● **WHAT THIS TASK INVOLVES**
Take the listing from its first line through the line that contains "const sioPM = [[29.7,41.8]];" and please retype those lines exactly, leaving out the pictures.
•••
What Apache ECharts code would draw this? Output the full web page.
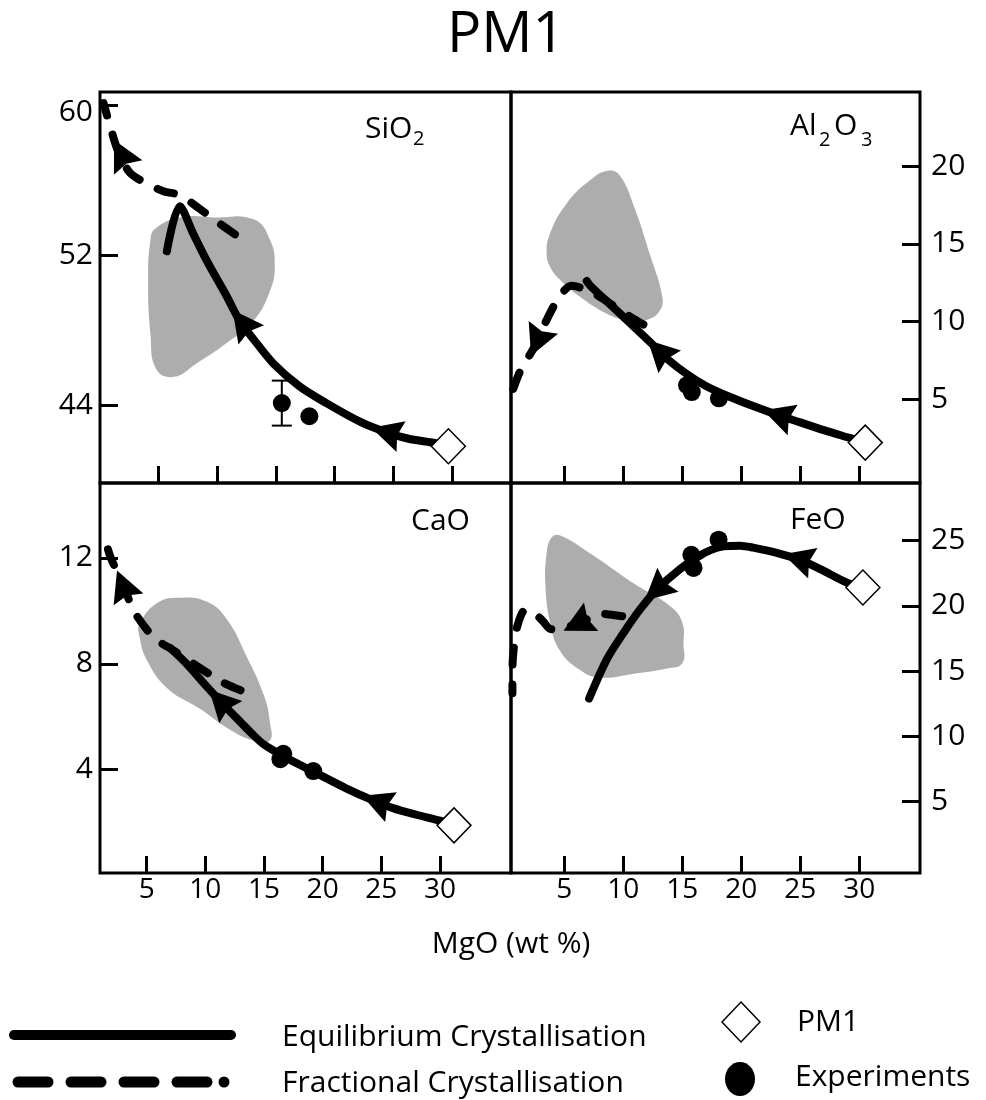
<!DOCTYPE html>
<html><head><meta charset="utf-8">
<script src="https://cdn.jsdelivr.net/npm/echarts@6/dist/echarts.min.js"></script>
<style>html,body{margin:0;padding:0;background:#fff}#c{width:986px;height:1100px}</style>
</head><body><div id="c"></div><script>
// ---------- data ----------
const xTicks = [5, 10, 15, 20, 25, 30];
const sioTicks = [44, 52, 60];
const alTicks = [5, 10, 15, 20];
const caTicks = [4, 8, 12];
const feTicks = [5, 10, 15, 20, 25];

// SiO2
const sioEq = [[29.7,41.8],[28.3,42.0],[26.3,42.2],[24.4,42.55],[22.2,43.1],[19.3,44.1],[17.0,45.0],[14.8,46.2],[13.1,47.5],[11.9,48.5],[10.8,49.8],[9.1,51.7],[7.9,53.2],[6.8,54.6],[5.7,52.2]];
const sioFrac = [[11.5,53.1],[9.7,53.9],[8.2,54.6],[6.8,55.2],[5.4,55.4],[3.4,56.0],[2.4,56.5],[1.5,57.6],[0.85,58.9],[0.3,60.1]];
const sioEqArrows = [[24.4,42.55],[12.1,48.4]];
const sioFracArrows = [[1.8,57.4]];
const sioArea = [[4.7,53.4],[6.8,54.0],[9.7,54.0],[13.1,53.9],[14.5,52.8],[14.9,51.4],[14.5,50.1],[13.1,48.5],[10.8,47.3],[8.2,46.2],[6.3,45.5],[4.8,45.9],[4.3,47.8],[4.1,50.7],[4.3,52.8]];
const sioExp = [[15.5,44.1],[17.85,43.4]];
const sioErr = [[15.5,42.9,45.3]];
const sioPM = [[29.7,41.8]];

// Al2O3
const alEq = [[30.5,2.2],[29.2,2.5],[27,3.0],[25,3.5],[23,4.0],[21,4.55],[19,5.15],[17,5.85],[15.4,6.6],[13.7,7.6],[12.5,8.5],[11.4,9.3],[10.0,10.3],[8.6,11.3],[7.2,12.3],[6.9,12.6]];
const alFrac = [[11.7,9.8],[10.6,10.3],[9.2,11.0],[7.5,11.8],[5.6,12.3],[4.6,11.6],[3.5,10.1],[2.7,8.7],[1.8,7.5],[1.2,6.7],[0.5,5.3]];
const alEqArrows = [[23.1,3.97],[13.0,8.1]];
const alFracArrows = [[2.7,8.7]];
const alArea = [[8.7,19.7],[9.7,19.4],[10.9,17.4],[12.3,14.2],[13.3,11.6],[13.1,10.7],[12.0,10.1],[10.3,10.1],[8.6,10.5],[6.3,11.6],[4.6,12.7],[3.8,13.5],[3.5,14.4],[3.8,15.7],[5.2,17.6],[7.2,19.1]];
const alExp = [[15.4,5.9],[15.8,5.45],[18.1,5.05]];
const alPM = [[30.5,2.2]];

// CaO
const caEq = [[31.2,1.9],[30.0,2.08],[28.0,2.3],[26.0,2.55],[24.0,2.9],[22.0,3.3],[20.0,3.75],[18.0,4.2],[16.5,4.55],[15.0,4.95],[14.0,5.35],[13.0,5.8],[11.25,6.6],[9.8,7.3],[8.4,8.0],[7.0,8.6]];
const caFrac = [[13.0,7.0],[11.5,7.3],[9.0,8.0],[7.3,8.5],[5.6,9.0],[3.9,10.0],[3.0,11.0],[1.9,12.05],[1.3,13.0]];
const caEqArrows = [[24.6,2.8],[11.25,6.6]];
const caFracArrows = [[2.96,10.98]];
const caArea = [[4.4,9.5],[5.9,10.3],[7.8,10.5],[10.1,10.35],[11.8,9.7],[13.5,8.3],[15.0,6.8],[15.5,5.8],[15.5,5.1],[14.1,5.1],[11.8,5.6],[9.55,6.3],[6.7,7.1],[5.0,8.15],[4.4,9.0]];
const caExp = [[16.65,4.6],[16.4,4.4],[19.2,3.95]];
const caPM = [[31.2,1.9]];

// FeO
const feEq = [[30.3,21.4],[29.0,21.75],[26.7,22.8],[25.0,23.5],[23.0,24.05],[21.0,24.45],[19.9,24.6],[18.5,24.55],[17.5,24.3],[16.5,23.85],[14.8,22.8],[12.8,21.2],[11.4,19.7],[10.0,17.9],[8.6,15.9],[7.1,12.9]];
const feFrac = [[9.9,19.2],[8.0,19.4],[7.2,19.1],[6.1,18.6],[3.9,18.2],[3.2,18.8],[2.4,19.5],[1.7,19.7],[1.0,18.4],[0.7,16.6],[0.6,15.1],[0.6,13.3]];
const feEqArrows = [[24.8,23.6],[12.8,21.2]];
const feFracArrows = [[6.1,18.62]];
const feArea = [[4.6,25.4],[7.2,24.0],[10.9,21.7],[14.0,19.95],[15.0,18.7],[15.1,17.1],[15.0,15.6],[13.7,15.2],[10.9,14.8],[8.0,14.5],[6.3,15.1],[4.6,16.6],[3.8,18.7],[3.4,21.5],[3.5,24.0],[3.9,25.2]];
const feExp = [[15.76,23.9],[15.95,22.9],[18.07,25.06]];
const fePM = [[30.3,21.4]];

// ---------- chart ----------
const FONT = '"Open Sans", sans-serif';
const ARROW = 'path://M15,0 L30,30 L15,26 L0,30 Z';
const chart = echarts.init(document.getElementById('c'));

const panels = [
  {eq: sioEq, frac: sioFrac, eqA: sioEqArrows, frA: sioFracArrows, area: sioArea, exp: sioExp, pm: sioPM, yTicks: sioTicks,
   grid: {left: 100, top: 92, width: 411, height: 391}, xr: [0, 35.04], yr: [39.84, 60.69], yPos: 'left', xLabels: false},
  {eq: alEq, frac: alFrac, eqA: alEqArrows, frA: alFracArrows, area: alArea, exp: alExp, pm: alPM, yTicks: alTicks,
   grid: {left: 511, top: 92, width: 409, height: 391}, xr: [0.48, 35.14], yr: [-0.4, 24.77], yPos: 'right', xLabels: false},
  {eq: caEq, frac: caFrac, eqA: caEqArrows, frA: caFracArrows, area: caArea, exp: caExp, pm: caPM, yTicks: caTicks,
   grid: {left: 100, top: 483, width: 411, height: 390}, xr: [1.02, 36.06], yr: [0.1, 14.83], yPos: 'left', xLabels: true},
  {eq: feEq, frac: feFrac, eqA: feEqArrows, frA: feFracArrows, area: feArea, exp: feExp, pm: fePM, yTicks: feTicks,
   grid: {left: 511, top: 483, width: 409, height: 390}, xr: [0.48, 35.14], yr: [-0.46, 29.4], yPos: 'right', xLabels: true}
];

function distSeg(p, a, b) {
  const dx = b[0]-a[0], dy = b[1]-a[1];
  const L = dx*dx + dy*dy || 1;
  let t = ((p[0]-a[0])*dx + (p[1]-a[1])*dy) / L;
  t = Math.max(0, Math.min(1, t));
  const x = a[0]+t*dx, y = a[1]+t*dy;
  return Math.hypot(p[0]-x, p[1]-y);
}
function arrowItems(g, curve, arrows, ready) {
  if (!ready) return arrows.map(a => ({value: a}));
  const pts = curve.map(p => chart.convertToPixel({gridIndex: g}, p));
  return arrows.map(a => {
    const pa = chart.convertToPixel({gridIndex: g}, a);
    let best = 0, bd = Infinity;
    for (let i = 0; i < pts.length-1; i++) {
      const d = distSeg(pa, pts[i], pts[i+1]);
      if (d < bd) { bd = d; best = i; }
    }
    const dx = pts[best+1][0]-pts[best][0], dy = pts[best+1][1]-pts[best][1];
    return {value: a, symbolRotate: Math.atan2(-dy, dx)*180/Math.PI - 90};
  });
}

function buildOption(ready) {
  const grids = [], xAxes = [], yAxes = [], series = [];
  panels.forEach((p, g) => {
    grids.push(Object.assign({show: true, borderColor: '#000', borderWidth: 3, backgroundColor: 'transparent'}, p.grid));
    xAxes.push({type: 'value', gridIndex: g, min: p.xr[0], max: p.xr[1],
      axisLine: {show: false, onZero: false}, splitLine: {show: false},
      axisTick: {show: true, inside: true, length: 17, customValues: xTicks, lineStyle: {color: '#000', width: 3}},
      axisLabel: {show: p.xLabels, customValues: xTicks, margin: 3, color: '#000', fontFamily: FONT, fontSize: 28}});
    yAxes.push({type: 'value', gridIndex: g, min: p.yr[0], max: p.yr[1], position: p.yPos,
      axisLine: {show: false, onZero: false}, splitLine: {show: false},
      axisTick: {show: true, inside: true, length: 18, customValues: p.yTicks, lineStyle: {color: '#000', width: 3}},
      axisLabel: {show: true, customValues: p.yTicks, margin: p.yPos === 'left' ? 7 : 11, color: '#000', fontFamily: FONT, fontSize: 30,
        formatter: v => (g === 0 && v === 60) ? '{d|60}' : String(v),
        rich: {d: {padding: [16, 0, 0, 0], fontSize: 30, fontFamily: FONT, color: '#000'}}}});
    const ax = {xAxisIndex: g, yAxisIndex: g};
    series.push(Object.assign({type: 'custom', z: 1, data: p.area, silent: true,
      renderItem: (params, api) => {
        if (params.dataIndex !== 0) return null;
        return {type: 'polygon', shape: {points: p.area.map(q => api.coord(q)), smooth: 0.45},
                style: {fill: '#adadad'}};
      }}, ax));
    series.push(Object.assign({type: 'line', z: 3, data: p.eq, smooth: 0.3, symbol: 'none', silent: true,
      lineStyle: {color: '#000', width: 8, cap: 'round', join: 'round'}}, ax));
    series.push(Object.assign({type: 'line', z: 3, data: p.frac, smooth: 0.3, symbol: 'none', silent: true,
      lineStyle: {color: '#000', width: 8, type: [17, 20], cap: 'round', join: 'round'}}, ax));
    series.push(Object.assign({type: 'scatter', z: 4, symbol: ARROW, symbolSize: [32, 31], silent: true,
      itemStyle: {color: '#000', opacity: 1},
      data: arrowItems(g, p.eq, p.eqA, ready).concat(arrowItems(g, p.frac, p.frA, ready))}, ax));
    series.push(Object.assign({type: 'scatter', z: 5, symbol: 'circle', symbolSize: 18, silent: true,
      itemStyle: {color: '#000', opacity: 1}, data: p.exp}, ax));
    series.push(Object.assign({type: 'scatter', z: 6, symbol: 'diamond', symbolSize: [34, 35], silent: true,
      itemStyle: {color: '#fff', borderColor: '#000', borderWidth: 1.5, opacity: 1}, data: p.pm}, ax));
  });
  // error bar on SiO2 experiment
  series.push({type: 'custom', xAxisIndex: 0, yAxisIndex: 0, z: 5, data: sioErr, silent: true,
    encode: {x: 0, y: [1, 2]},
    renderItem: (params, api) => {
      const lo = api.coord([api.value(0), api.value(1)]);
      const hi = api.coord([api.value(0), api.value(2)]);
      const st = {stroke: '#000', lineWidth: 2};
      return {type: 'group', children: [
        {type: 'line', shape: {x1: lo[0], y1: lo[1], x2: hi[0], y2: hi[1]}, style: st},
        {type: 'line', shape: {x1: lo[0]-10, y1: lo[1], x2: lo[0]+10, y2: lo[1]}, style: st},
        {type: 'line', shape: {x1: hi[0]-10, y1: hi[1], x2: hi[0]+10, y2: hi[1]}, style: st}
      ]};
    }});

  const txt = (text, x, y, size, align) => ({type: 'text', x: x, y: y, z: 10,
    style: {text: text, fontFamily: FONT, fontSize: size, fill: '#000', align: align || 'left', verticalAlign: 'middle'}});
  const graphic = [
    txt('PM1', 506, 36, 57, 'center'),
    txt('SiO', 365, 129, 30), txt('2', 413, 139, 20),
    txt('Al', 790, 126, 30), txt('2', 819, 140, 20), txt('O', 834, 126, 30), txt('3', 861, 140, 20),
    txt('CaO', 411, 521, 30),
    txt('FeO', 790, 520, 30),
    txt('MgO (wt %)', 511, 944, 30, 'center'),
    // legend
    {type: 'line', shape: {x1: 14, y1: 1035, x2: 231, y2: 1035}, style: {stroke: '#000', lineWidth: 10, lineCap: 'round'}},
    {type: 'line', shape: {x1: 18, y1: 1082, x2: 48, y2: 1082}, style: {stroke: '#000', lineWidth: 11, lineCap: 'round'}},
    {type: 'line', shape: {x1: 71, y1: 1082, x2: 101, y2: 1082}, style: {stroke: '#000', lineWidth: 11, lineCap: 'round'}},
    {type: 'line', shape: {x1: 124, y1: 1082, x2: 154, y2: 1082}, style: {stroke: '#000', lineWidth: 11, lineCap: 'round'}},
    {type: 'line', shape: {x1: 177, y1: 1082, x2: 207, y2: 1082}, style: {stroke: '#000', lineWidth: 11, lineCap: 'round'}},
    {type: 'circle', shape: {cx: 224, cy: 1082, r: 5.5}, style: {fill: '#000'}},
    txt('Equilibrium Crystallisation', 282, 1037, 30),
    txt('Fractional Crystallisation', 282, 1083, 30),
    {type: 'polygon', shape: {points: [[741, 1002], [760, 1022], [741, 1042], [722, 1022]]}, style: {fill: '#fff', stroke: '#000', lineWidth: 1.5}},
    {type: 'ellipse', shape: {cx: 740, cy: 1079, rx: 15, ry: 17}, style: {fill: '#000'}},
    txt('PM1', 797, 1022, 30),
    txt('Experiments', 795, 1077, 30)
  ];
  return {animation: false, backgroundColor: '#fff', grid: grids, xAxis: xAxes, yAxis: yAxes, series: series, graphic: graphic};
}

chart.setOption(buildOption(false));
chart.setOption(buildOption(true), true);
</script></body></html>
•••
● **WRITTEN ANSWER**
What Apache ECharts code would draw this? Output the full web page.
<!DOCTYPE html>
<html><head><meta charset="utf-8">
<script src="https://cdn.jsdelivr.net/npm/echarts@6/dist/echarts.min.js"></script>
<style>html,body{margin:0;padding:0;background:#fff}#c{width:986px;height:1100px}</style>
</head><body><div id="c"></div><script>
// ---------- data ----------
const xTicks = [5, 10, 15, 20, 25, 30];
const sioTicks = [44, 52, 60];
const alTicks = [5, 10, 15, 20];
const caTicks = [4, 8, 12];
const feTicks = [5, 10, 15, 20, 25];

// SiO2
const sioEq = [[29.7,41.8],[28.3,42.0],[26.3,42.2],[24.4,42.55],[22.2,43.1],[19.3,44.1],[17.0,45.0],[14.8,46.2],[13.1,47.5],[11.9,48.5],[10.8,49.8],[9.1,51.7],[7.9,53.2],[6.8,54.6],[5.7,52.2]];
const sioFrac = [[11.5,53.1],[9.7,53.9],[8.2,54.6],[6.8,55.2],[5.4,55.4],[3.4,56.0],[2.4,56.5],[1.5,57.6],[0.85,58.9],[0.3,60.1]];
const sioEqArrows = [[24.4,42.55],[12.1,48.4]];
const sioFracArrows = [[1.8,57.4]];
const sioArea = [[4.7,53.4],[6.8,54.0],[9.7,54.0],[13.1,53.9],[14.5,52.8],[14.9,51.4],[14.5,50.1],[13.1,48.5],[10.8,47.3],[8.2,46.2],[6.3,45.5],[4.8,45.9],[4.3,47.8],[4.1,50.7],[4.3,52.8]];
const sioExp = [[15.5,44.1],[17.85,43.4]];
const sioErr = [[15.5,42.9,45.3]];
const sioPM = [[29.7,41.8]];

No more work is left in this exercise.